-- Start of Material supplied --

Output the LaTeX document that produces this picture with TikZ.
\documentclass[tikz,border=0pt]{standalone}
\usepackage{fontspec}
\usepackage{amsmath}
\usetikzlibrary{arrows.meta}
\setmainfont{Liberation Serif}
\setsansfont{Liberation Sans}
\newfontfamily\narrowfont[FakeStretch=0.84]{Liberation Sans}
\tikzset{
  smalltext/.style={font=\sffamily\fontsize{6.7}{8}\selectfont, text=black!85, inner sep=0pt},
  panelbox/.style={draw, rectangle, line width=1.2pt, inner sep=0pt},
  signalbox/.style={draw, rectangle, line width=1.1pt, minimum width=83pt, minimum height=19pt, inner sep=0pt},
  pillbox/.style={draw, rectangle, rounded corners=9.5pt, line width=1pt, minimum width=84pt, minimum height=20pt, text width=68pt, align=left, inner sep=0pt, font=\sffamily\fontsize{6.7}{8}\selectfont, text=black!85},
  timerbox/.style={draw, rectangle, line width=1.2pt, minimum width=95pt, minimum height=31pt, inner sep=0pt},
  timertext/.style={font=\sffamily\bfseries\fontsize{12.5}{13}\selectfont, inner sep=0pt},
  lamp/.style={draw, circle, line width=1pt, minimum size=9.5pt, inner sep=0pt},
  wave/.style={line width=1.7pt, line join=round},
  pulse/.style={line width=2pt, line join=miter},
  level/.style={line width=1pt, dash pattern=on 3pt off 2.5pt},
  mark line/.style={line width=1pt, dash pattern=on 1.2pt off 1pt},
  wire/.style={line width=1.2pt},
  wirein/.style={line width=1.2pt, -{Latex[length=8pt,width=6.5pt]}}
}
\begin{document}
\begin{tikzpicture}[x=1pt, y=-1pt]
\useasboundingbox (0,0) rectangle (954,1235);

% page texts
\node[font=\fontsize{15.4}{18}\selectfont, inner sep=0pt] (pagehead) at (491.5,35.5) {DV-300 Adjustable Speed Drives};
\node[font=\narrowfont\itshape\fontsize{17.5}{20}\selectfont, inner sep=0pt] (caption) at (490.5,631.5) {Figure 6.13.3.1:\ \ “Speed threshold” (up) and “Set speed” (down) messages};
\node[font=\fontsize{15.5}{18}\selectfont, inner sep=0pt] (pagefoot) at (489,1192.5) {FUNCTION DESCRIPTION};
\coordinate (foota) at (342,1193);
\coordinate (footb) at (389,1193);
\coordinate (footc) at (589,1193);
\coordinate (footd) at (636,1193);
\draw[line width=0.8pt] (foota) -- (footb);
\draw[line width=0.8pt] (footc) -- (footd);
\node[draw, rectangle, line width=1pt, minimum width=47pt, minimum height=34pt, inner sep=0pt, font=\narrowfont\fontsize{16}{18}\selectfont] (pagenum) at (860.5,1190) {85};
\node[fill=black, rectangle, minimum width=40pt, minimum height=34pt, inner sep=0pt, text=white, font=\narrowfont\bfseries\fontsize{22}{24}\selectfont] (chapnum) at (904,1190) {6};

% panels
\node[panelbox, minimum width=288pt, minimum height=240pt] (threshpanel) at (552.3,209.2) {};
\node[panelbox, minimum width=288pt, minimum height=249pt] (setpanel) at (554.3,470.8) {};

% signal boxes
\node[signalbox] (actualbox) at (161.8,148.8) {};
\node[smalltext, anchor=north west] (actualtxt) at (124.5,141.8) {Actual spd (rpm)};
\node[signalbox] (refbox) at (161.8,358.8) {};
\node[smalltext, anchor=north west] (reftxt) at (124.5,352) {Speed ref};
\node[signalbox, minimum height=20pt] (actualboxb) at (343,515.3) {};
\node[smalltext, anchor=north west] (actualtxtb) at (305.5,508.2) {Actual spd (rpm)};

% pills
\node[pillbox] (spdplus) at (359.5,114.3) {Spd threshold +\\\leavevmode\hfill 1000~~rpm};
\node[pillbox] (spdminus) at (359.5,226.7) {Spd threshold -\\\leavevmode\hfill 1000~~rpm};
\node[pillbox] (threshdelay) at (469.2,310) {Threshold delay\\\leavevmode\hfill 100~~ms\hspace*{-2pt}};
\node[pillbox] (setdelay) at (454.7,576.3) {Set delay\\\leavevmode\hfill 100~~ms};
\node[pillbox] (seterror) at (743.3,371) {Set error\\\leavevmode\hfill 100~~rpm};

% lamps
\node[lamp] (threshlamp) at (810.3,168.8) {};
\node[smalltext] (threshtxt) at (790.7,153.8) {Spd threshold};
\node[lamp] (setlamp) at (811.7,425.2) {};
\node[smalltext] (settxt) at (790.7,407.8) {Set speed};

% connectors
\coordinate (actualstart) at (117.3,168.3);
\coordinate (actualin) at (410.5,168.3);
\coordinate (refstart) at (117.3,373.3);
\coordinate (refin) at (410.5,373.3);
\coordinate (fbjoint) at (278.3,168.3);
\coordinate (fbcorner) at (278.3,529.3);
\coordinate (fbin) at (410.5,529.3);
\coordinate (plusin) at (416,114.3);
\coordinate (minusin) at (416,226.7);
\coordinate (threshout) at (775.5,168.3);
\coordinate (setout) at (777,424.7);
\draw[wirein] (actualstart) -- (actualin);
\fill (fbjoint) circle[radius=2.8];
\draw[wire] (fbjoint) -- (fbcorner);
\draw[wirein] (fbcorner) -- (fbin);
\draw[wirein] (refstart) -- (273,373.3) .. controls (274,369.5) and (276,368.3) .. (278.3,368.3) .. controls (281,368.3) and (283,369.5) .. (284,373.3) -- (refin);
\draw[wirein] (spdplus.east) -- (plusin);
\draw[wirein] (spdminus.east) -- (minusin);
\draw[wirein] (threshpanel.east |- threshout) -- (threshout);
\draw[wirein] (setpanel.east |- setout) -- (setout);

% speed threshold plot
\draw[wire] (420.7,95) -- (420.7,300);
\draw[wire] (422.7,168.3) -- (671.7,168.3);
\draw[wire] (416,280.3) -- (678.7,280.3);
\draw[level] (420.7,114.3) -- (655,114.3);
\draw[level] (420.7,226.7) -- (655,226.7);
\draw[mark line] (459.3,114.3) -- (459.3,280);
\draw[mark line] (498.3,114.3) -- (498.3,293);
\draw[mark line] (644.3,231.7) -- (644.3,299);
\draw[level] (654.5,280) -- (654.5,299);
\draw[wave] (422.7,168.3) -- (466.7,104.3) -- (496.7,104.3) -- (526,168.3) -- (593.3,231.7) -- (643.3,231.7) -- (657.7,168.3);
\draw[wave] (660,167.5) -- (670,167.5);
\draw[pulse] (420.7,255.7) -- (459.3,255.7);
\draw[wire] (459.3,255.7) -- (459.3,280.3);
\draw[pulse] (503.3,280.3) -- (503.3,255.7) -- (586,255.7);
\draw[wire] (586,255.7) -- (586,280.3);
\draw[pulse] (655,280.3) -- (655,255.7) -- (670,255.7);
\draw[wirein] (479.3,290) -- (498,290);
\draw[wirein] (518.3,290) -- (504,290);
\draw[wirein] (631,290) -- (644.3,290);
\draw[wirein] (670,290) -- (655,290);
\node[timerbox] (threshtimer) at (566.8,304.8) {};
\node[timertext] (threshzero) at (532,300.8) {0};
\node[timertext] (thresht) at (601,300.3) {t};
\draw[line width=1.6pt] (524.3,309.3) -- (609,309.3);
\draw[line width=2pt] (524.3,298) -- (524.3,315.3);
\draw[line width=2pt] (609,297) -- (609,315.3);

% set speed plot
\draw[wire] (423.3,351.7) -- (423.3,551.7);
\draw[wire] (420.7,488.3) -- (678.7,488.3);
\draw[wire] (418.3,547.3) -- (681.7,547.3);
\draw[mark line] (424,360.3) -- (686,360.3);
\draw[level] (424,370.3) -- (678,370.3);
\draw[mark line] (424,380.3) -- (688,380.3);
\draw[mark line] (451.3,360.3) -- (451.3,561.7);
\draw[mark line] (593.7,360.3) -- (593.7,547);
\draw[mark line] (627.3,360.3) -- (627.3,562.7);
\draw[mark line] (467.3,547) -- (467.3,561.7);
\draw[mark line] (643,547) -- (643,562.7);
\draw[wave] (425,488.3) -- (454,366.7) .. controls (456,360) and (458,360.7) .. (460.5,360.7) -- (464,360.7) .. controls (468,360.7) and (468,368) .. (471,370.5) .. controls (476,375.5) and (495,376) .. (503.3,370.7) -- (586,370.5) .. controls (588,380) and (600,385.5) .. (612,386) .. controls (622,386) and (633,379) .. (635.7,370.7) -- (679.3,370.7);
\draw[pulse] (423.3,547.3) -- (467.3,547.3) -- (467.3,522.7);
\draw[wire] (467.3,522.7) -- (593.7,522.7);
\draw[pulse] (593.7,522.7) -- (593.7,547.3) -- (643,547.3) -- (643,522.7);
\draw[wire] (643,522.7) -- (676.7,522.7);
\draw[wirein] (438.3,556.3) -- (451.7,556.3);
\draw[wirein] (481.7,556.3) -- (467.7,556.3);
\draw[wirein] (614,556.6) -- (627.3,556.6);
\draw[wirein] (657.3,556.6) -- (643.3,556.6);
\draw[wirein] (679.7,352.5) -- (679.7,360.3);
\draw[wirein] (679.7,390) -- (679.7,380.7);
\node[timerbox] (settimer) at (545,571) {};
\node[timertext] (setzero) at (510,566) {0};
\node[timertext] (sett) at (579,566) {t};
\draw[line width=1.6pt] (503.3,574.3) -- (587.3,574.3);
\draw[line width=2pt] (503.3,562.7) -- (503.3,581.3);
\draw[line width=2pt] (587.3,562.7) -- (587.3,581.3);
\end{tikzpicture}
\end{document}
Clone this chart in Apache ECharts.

-- End of Material supplied --

▸ **Problem to work on**: Set down exactly the lines that begin the records and continue through the line bearing "(0,0) rectangle (954,1235);"; include both ends.

▸ **The answer**:
Output the LaTeX document that produces this picture with TikZ.
\documentclass[tikz,border=0pt]{standalone}
\usepackage{fontspec}
\usepackage{amsmath}
\usetikzlibrary{arrows.meta}
\setmainfont{Liberation Serif}
\setsansfont{Liberation Sans}
\newfontfamily\narrowfont[FakeStretch=0.84]{Liberation Sans}
\tikzset{
  smalltext/.style={font=\sffamily\fontsize{6.7}{8}\selectfont, text=black!85, inner sep=0pt},
  panelbox/.style={draw, rectangle, line width=1.2pt, inner sep=0pt},
  signalbox/.style={draw, rectangle, line width=1.1pt, minimum width=83pt, minimum height=19pt, inner sep=0pt},
  pillbox/.style={draw, rectangle, rounded corners=9.5pt, line width=1pt, minimum width=84pt, minimum height=20pt, text width=68pt, align=left, inner sep=0pt, font=\sffamily\fontsize{6.7}{8}\selectfont, text=black!85},
  timerbox/.style={draw, rectangle, line width=1.2pt, minimum width=95pt, minimum height=31pt, inner sep=0pt},
  timertext/.style={font=\sffamily\bfseries\fontsize{12.5}{13}\selectfont, inner sep=0pt},
  lamp/.style={draw, circle, line width=1pt, minimum size=9.5pt, inner sep=0pt},
  wave/.style={line width=1.7pt, line join=round},
  pulse/.style={line width=2pt, line join=miter},
  level/.style={line width=1pt, dash pattern=on 3pt off 2.5pt},
  mark line/.style={line width=1pt, dash pattern=on 1.2pt off 1pt},
  wire/.style={line width=1.2pt},
  wirein/.style={line width=1.2pt, -{Latex[length=8pt,width=6.5pt]}}
}
\begin{document}
\begin{tikzpicture}[x=1pt, y=-1pt]
\useasboundingbox (0,0) rectangle (954,1235);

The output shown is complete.